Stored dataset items
'''
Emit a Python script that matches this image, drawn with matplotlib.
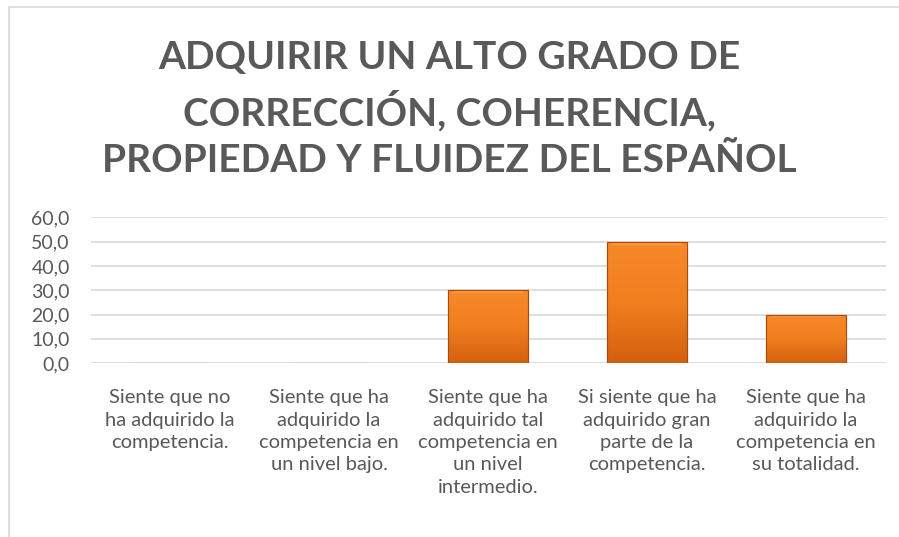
import numpy as np
import matplotlib.pyplot as plt
from matplotlib.patches import Rectangle

categories = [
    "Siente que no\nha adquirido la\ncompetencia.",
    "Siente que ha\nadquirido la\ncompetencia en\nun nivel bajo.",
    "Siente que ha\nadquirido tal\ncompetencia en\nun nivel\nintermedio.",
    "Si siente que ha\nadquirido gran\nparte de la\ncompetencia.",
    "Siente que ha\nadquirido la\ncompetencia en\nsu totalidad.",
]
values = [0.0, 0.0, 30.0, 50.0, 20.0]
yticks = [0, 10, 20, 30, 40, 50, 60]
title = "ADQUIRIR UN ALTO GRADO DE\nCORRECCIÓN, COHERENCIA,\nPROPIEDAD Y FLUIDEZ DEL ESPAÑOL"

plt.rcParams['font.family'] = ['Lato', 'DejaVu Sans']
grey = '#595959'

fig = plt.figure(figsize=(8.99, 5.37), dpi=100)
ax = fig.add_axes([0.1007, 0.324, 0.8843, 0.271])

# chart frame
fig.patches.append(Rectangle((9 / 899, -0.01), 1.0, 1 - 7 / 537 + 0.01,
                             transform=fig.transFigure, fill=False,
                             edgecolor='#d9d9d9', linewidth=1.2))

x = np.arange(len(values))
bars = ax.bar(x, values, width=0.5, color='#ee7a1e', edgecolor='#b4530f',
              linewidth=0.8, zorder=3)

# vertical gradient on each bar
grad = np.linspace(0, 1, 100).reshape(-1, 1)
cmap = plt.matplotlib.colors.LinearSegmentedColormap.from_list(
    'og', ['#d4600f', '#f07f1e', '#f7882a'])
for b in bars:
    if b.get_height() <= 0:
        continue
    bx, by = b.get_x(), b.get_y()
    w, h = b.get_width(), b.get_height()
    im = ax.imshow(grad, extent=[bx, bx + w, by, by + h], origin='lower',
                   cmap=cmap, aspect='auto', zorder=3.5)
    im.set_clip_path(b)
    # bevel highlight at top
    ax.add_patch(Rectangle((bx + w * 0.06, by + h - 1.2), w * 0.88, 1.0,
                           color='#fbb060', alpha=0.5, linewidth=0, zorder=4))
    ax.add_patch(Rectangle((bx, by), w, h, fill=False, edgecolor='#a84b0c',
                           linewidth=0.8, zorder=5))

ax.set_xlim(-0.5, len(values) - 0.5)
ax.set_ylim(0, 60)
ax.set_yticks(yticks)
ax.set_yticklabels([f"{v:.1f}".replace('.', ',') for v in yticks],
                   fontsize=14, color=grey)
ax.set_xticks(x)
ax.set_xticklabels(categories, fontsize=14.5, color=grey, linespacing=1.38,
                   va='top')
ax.tick_params(length=0)
ax.tick_params(axis='y', pad=15)
ax.tick_params(axis='x', pad=19)
ax.grid(axis='y', color='#d9d9d9', linewidth=1.2, zorder=0)
for s in ax.spines.values():
    s.set_visible(False)
ax.set_axisbelow(True)

fig.text(0.5, 0.797, title, ha='center', va='center', fontsize=28,
         fontweight='bold', color=grey, linespacing=1.4)

plt.savefig('out.png', dpi=100)
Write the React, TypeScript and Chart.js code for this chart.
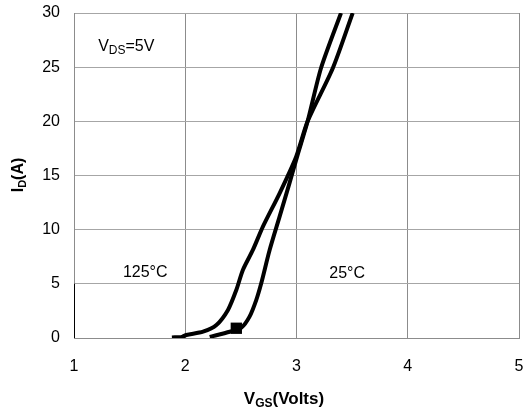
'''
Repeat only what lies between the start of the data and the end of the line containing "UN ALTO GRADO", exactly, with pictures left out.

§ EXERCISE ANSWER
Emit a Python script that matches this image, drawn with matplotlib.
import numpy as np
import matplotlib.pyplot as plt
from matplotlib.patches import Rectangle

categories = [
    "Siente que no\nha adquirido la\ncompetencia.",
    "Siente que ha\nadquirido la\ncompetencia en\nun nivel bajo.",
    "Siente que ha\nadquirido tal\ncompetencia en\nun nivel\nintermedio.",
    "Si siente que ha\nadquirido gran\nparte de la\ncompetencia.",
    "Siente que ha\nadquirido la\ncompetencia en\nsu totalidad.",
]
values = [0.0, 0.0, 30.0, 50.0, 20.0]
yticks = [0, 10, 20, 30, 40, 50, 60]
title = "ADQUIRIR UN ALTO GRADO DE\nCORRECCIÓN, COHERENCIA,\nPROPIEDAD Y FLUIDEZ DEL ESPAÑOL"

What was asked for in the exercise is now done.